**Supplied material:**
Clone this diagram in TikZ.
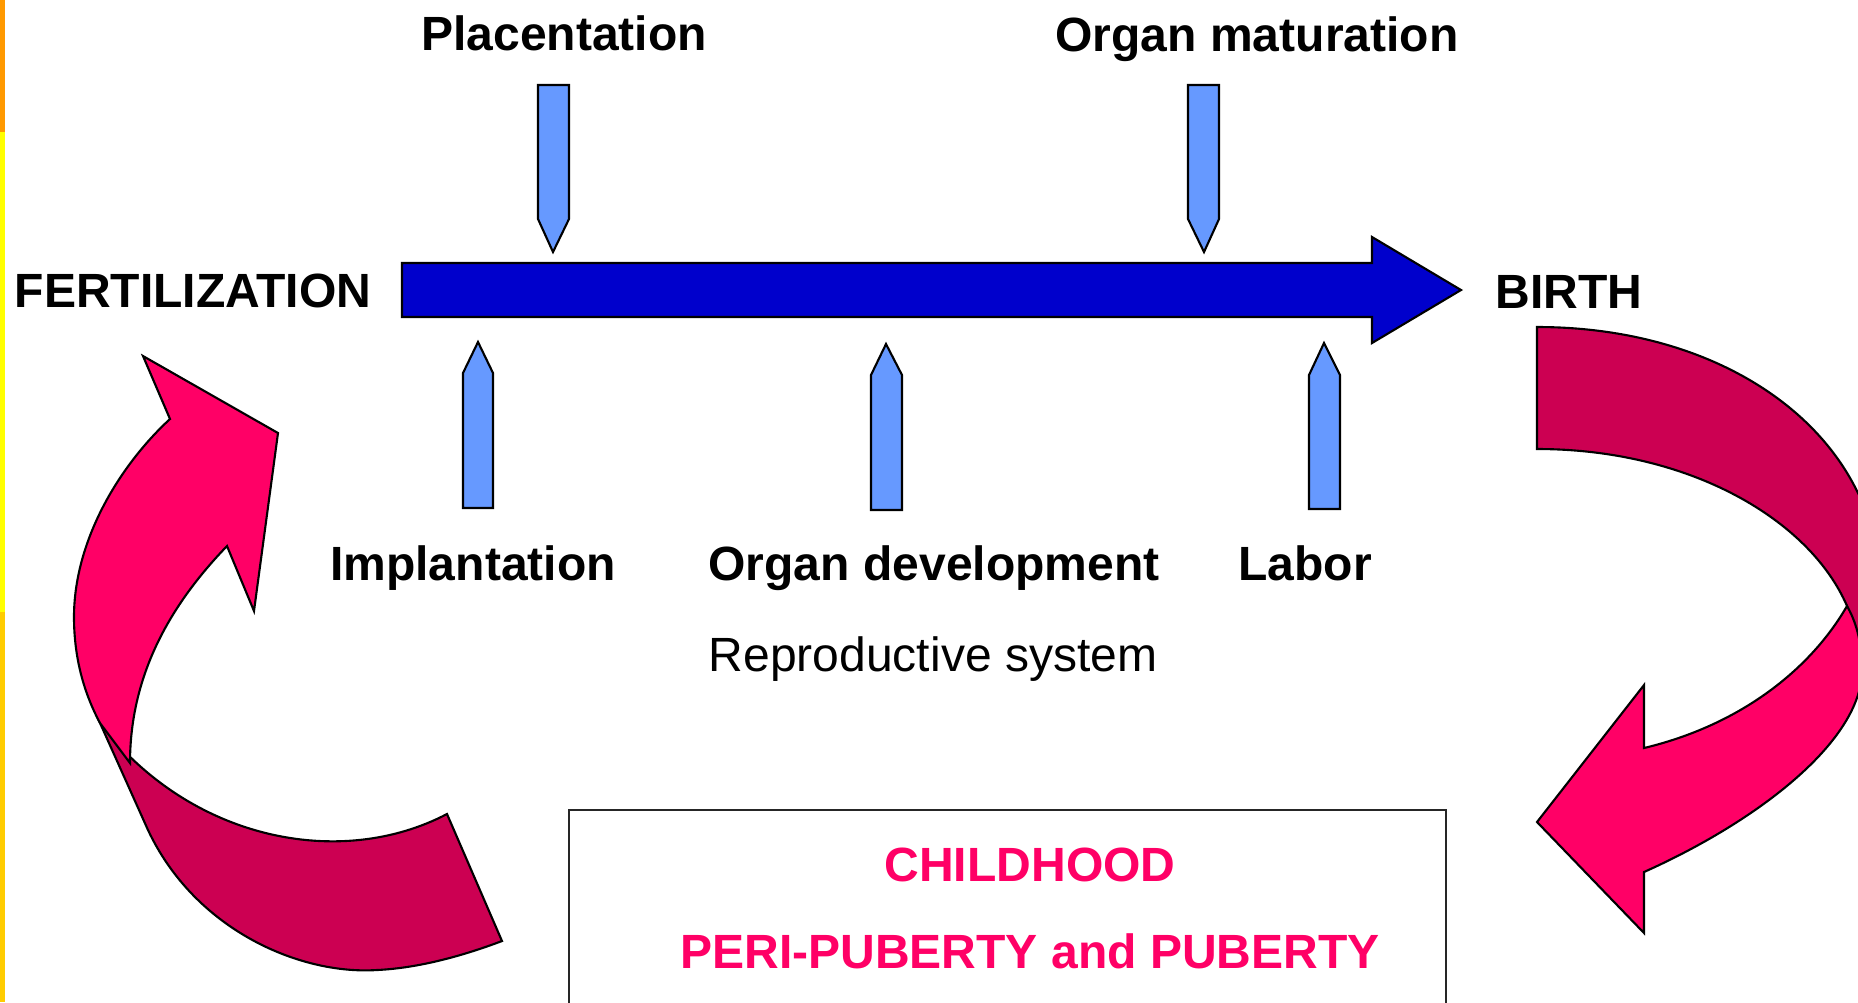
\documentclass[tikz,border=0pt]{standalone}
\usepackage{fontspec}
\setmainfont{Liberation Sans}
\definecolor{mainblue}{HTML}{0000CC}
\definecolor{peg}{HTML}{6699FF}
\definecolor{bandpink}{HTML}{FF0066}
\definecolor{banddark}{HTML}{CC0052}
\definecolor{stripeA}{HTML}{FF9900}
\definecolor{stripeB}{HTML}{FFFF00}
\definecolor{stripeC}{HTML}{FFCC00}
\begin{document}
\begin{tikzpicture}[x=0.01cm,y=-0.01cm,
  outl/.style={draw=black,line width=0.6pt},
  pegbox/.style={outl,fill=peg},
  bandfront/.style={outl,fill=bandpink},
  bandback/.style={outl,fill=banddark},
  lbl/.style={anchor=base,inner sep=0pt,font=\fontsize{13.66pt}{16pt}\selectfont\bfseries},
  lblr/.style={anchor=base,inner sep=0pt,font=\fontsize{13.66pt}{16pt}\selectfont},
  lblp/.style={lbl,text=bandpink}]
\useasboundingbox (0,0) rectangle (1858,1002);
\clip (0,0) rectangle (1858,1002);
\fill[white] (0,0) rectangle (1858,1002);
% left stripe
\fill[stripeA] (0,0) rectangle (5,132);
\fill[stripeB] (0,132) rectangle (5,612);
\fill[stripeC] (0,612) rectangle (5,1002);
% main timeline arrow
\draw[outl,fill=mainblue] (402,263) -- (1372,263) -- (1372,237) -- (1461,290) -- (1372,343) -- (1372,317) -- (402,317) -- cycle;
% pegs from above
\draw[pegbox] (538,85) -- (569,85) -- (569,219) -- (553,252) -- (538,219) -- cycle;
\draw[pegbox] (1188,85) -- (1219,85) -- (1219,219) -- (1204,252) -- (1188,219) -- cycle;
% pegs from below
\draw[pegbox] (463,508) -- (493,508) -- (493,373) -- (478,342) -- (463,373) -- cycle;
\draw[pegbox] (871,510) -- (902,510) -- (902,375) -- (886,344) -- (871,375) -- cycle;
\draw[pegbox] (1309,509) -- (1340,509) -- (1340,375) -- (1324,343) -- (1309,375) -- cycle;
% right curved arrow
\draw[bandback] (1537,327) .. controls (1735,327) and (1880,440) .. (1880,590)
  .. controls (1880,620) and (1870,650) .. (1858,668) -- (1847,606)
  .. controls (1810,520) and (1690,449) .. (1537,449) -- cycle;
\draw[bandfront] (1847,606) .. controls (1810,670) and (1740,725) .. (1644,748)
  -- (1644,685) -- (1537,822) -- (1644,933) -- (1644,872)
  .. controls (1760,820) and (1862,740) .. (1862,670)
  .. controls (1862,640) and (1855,620) .. (1847,606) -- cycle;
% left curved arrow
\draw[bandback] (100,723) .. controls (190,840) and (340,870) .. (447,814) -- (502,941)
  .. controls (465,955) and (420,968) .. (377,970)
  .. controls (300,975) and (195,930) .. (148,830) -- cycle;
\draw[bandfront] (100,723) .. controls (85,695) and (74,660) .. (74,617)
  .. controls (74,540) and (120,465) .. (170,419) -- (143,356) -- (278,433) -- (254,611) -- (227,546)
  .. controls (175,600) and (130,670) .. (130,763) -- cycle;
% box
\draw[draw=black!85,line width=0.7pt] (569,1030) -- (569,810) -- (1446,810) -- (1446,1030);
% labels
\node[lbl] (plac) at (564,50) {Placentation};
\node[lbl] (orgmat) at (1257,51) {Organ maturation};
\node[lbl] (fert) at (193,307) {FERTILIZATION};
\node[lbl] (birth) at (1569,308) {BIRTH};
\node[lbl] (impl) at (473,580) {Implantation};
\node[lbl] (orgdev) at (934,580) {Organ development};
\node[lbl] (labor) at (1305,580) {Labor};
\node[lblr] (repro) at (933,671) {Reproductive system};
\node[lblp] (child) at (1030,881) {CHILDHOOD};
\node[lblp] (peri) at (1030,968) {PERI-PUBERTY and PUBERTY};
\end{tikzpicture}
\end{document}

**Set exercise:** Set down the material exactly, every line of it, except for the pictures.

**Completed exercise:**
Clone this diagram in TikZ.
\documentclass[tikz,border=0pt]{standalone}
\usepackage{fontspec}
\setmainfont{Liberation Sans}
\definecolor{mainblue}{HTML}{0000CC}
\definecolor{peg}{HTML}{6699FF}
\definecolor{bandpink}{HTML}{FF0066}
\definecolor{banddark}{HTML}{CC0052}
\definecolor{stripeA}{HTML}{FF9900}
\definecolor{stripeB}{HTML}{FFFF00}
\definecolor{stripeC}{HTML}{FFCC00}
\begin{document}
\begin{tikzpicture}[x=0.01cm,y=-0.01cm,
  outl/.style={draw=black,line width=0.6pt},
  pegbox/.style={outl,fill=peg},
  bandfront/.style={outl,fill=bandpink},
  bandback/.style={outl,fill=banddark},
  lbl/.style={anchor=base,inner sep=0pt,font=\fontsize{13.66pt}{16pt}\selectfont\bfseries},
  lblr/.style={anchor=base,inner sep=0pt,font=\fontsize{13.66pt}{16pt}\selectfont},
  lblp/.style={lbl,text=bandpink}]
\useasboundingbox (0,0) rectangle (1858,1002);
\clip (0,0) rectangle (1858,1002);
\fill[white] (0,0) rectangle (1858,1002);
% left stripe
\fill[stripeA] (0,0) rectangle (5,132);
\fill[stripeB] (0,132) rectangle (5,612);
\fill[stripeC] (0,612) rectangle (5,1002);
% main timeline arrow
\draw[outl,fill=mainblue] (402,263) -- (1372,263) -- (1372,237) -- (1461,290) -- (1372,343) -- (1372,317) -- (402,317) -- cycle;
% pegs from above
\draw[pegbox] (538,85) -- (569,85) -- (569,219) -- (553,252) -- (538,219) -- cycle;
\draw[pegbox] (1188,85) -- (1219,85) -- (1219,219) -- (1204,252) -- (1188,219) -- cycle;
% pegs from below
\draw[pegbox] (463,508) -- (493,508) -- (493,373) -- (478,342) -- (463,373) -- cycle;
\draw[pegbox] (871,510) -- (902,510) -- (902,375) -- (886,344) -- (871,375) -- cycle;
\draw[pegbox] (1309,509) -- (1340,509) -- (1340,375) -- (1324,343) -- (1309,375) -- cycle;
% right curved arrow
\draw[bandback] (1537,327) .. controls (1735,327) and (1880,440) .. (1880,590)
  .. controls (1880,620) and (1870,650) .. (1858,668) -- (1847,606)
  .. controls (1810,520) and (1690,449) .. (1537,449) -- cycle;
\draw[bandfront] (1847,606) .. controls (1810,670) and (1740,725) .. (1644,748)
  -- (1644,685) -- (1537,822) -- (1644,933) -- (1644,872)
  .. controls (1760,820) and (1862,740) .. (1862,670)
  .. controls (1862,640) and (1855,620) .. (1847,606) -- cycle;
% left curved arrow
\draw[bandback] (100,723) .. controls (190,840) and (340,870) .. (447,814) -- (502,941)
  .. controls (465,955) and (420,968) .. (377,970)
  .. controls (300,975) and (195,930) .. (148,830) -- cycle;
\draw[bandfront] (100,723) .. controls (85,695) and (74,660) .. (74,617)
  .. controls (74,540) and (120,465) .. (170,419) -- (143,356) -- (278,433) -- (254,611) -- (227,546)
  .. controls (175,600) and (130,670) .. (130,763) -- cycle;
% box
\draw[draw=black!85,line width=0.7pt] (569,1030) -- (569,810) -- (1446,810) -- (1446,1030);
% labels
\node[lbl] (plac) at (564,50) {Placentation};
\node[lbl] (orgmat) at (1257,51) {Organ maturation};
\node[lbl] (fert) at (193,307) {FERTILIZATION};
\node[lbl] (birth) at (1569,308) {BIRTH};
\node[lbl] (impl) at (473,580) {Implantation};
\node[lbl] (orgdev) at (934,580) {Organ development};
\node[lbl] (labor) at (1305,580) {Labor};
\node[lblr] (repro) at (933,671) {Reproductive system};
\node[lblp] (child) at (1030,881) {CHILDHOOD};
\node[lblp] (peri) at (1030,968) {PERI-PUBERTY and PUBERTY};
\end{tikzpicture}
\end{document}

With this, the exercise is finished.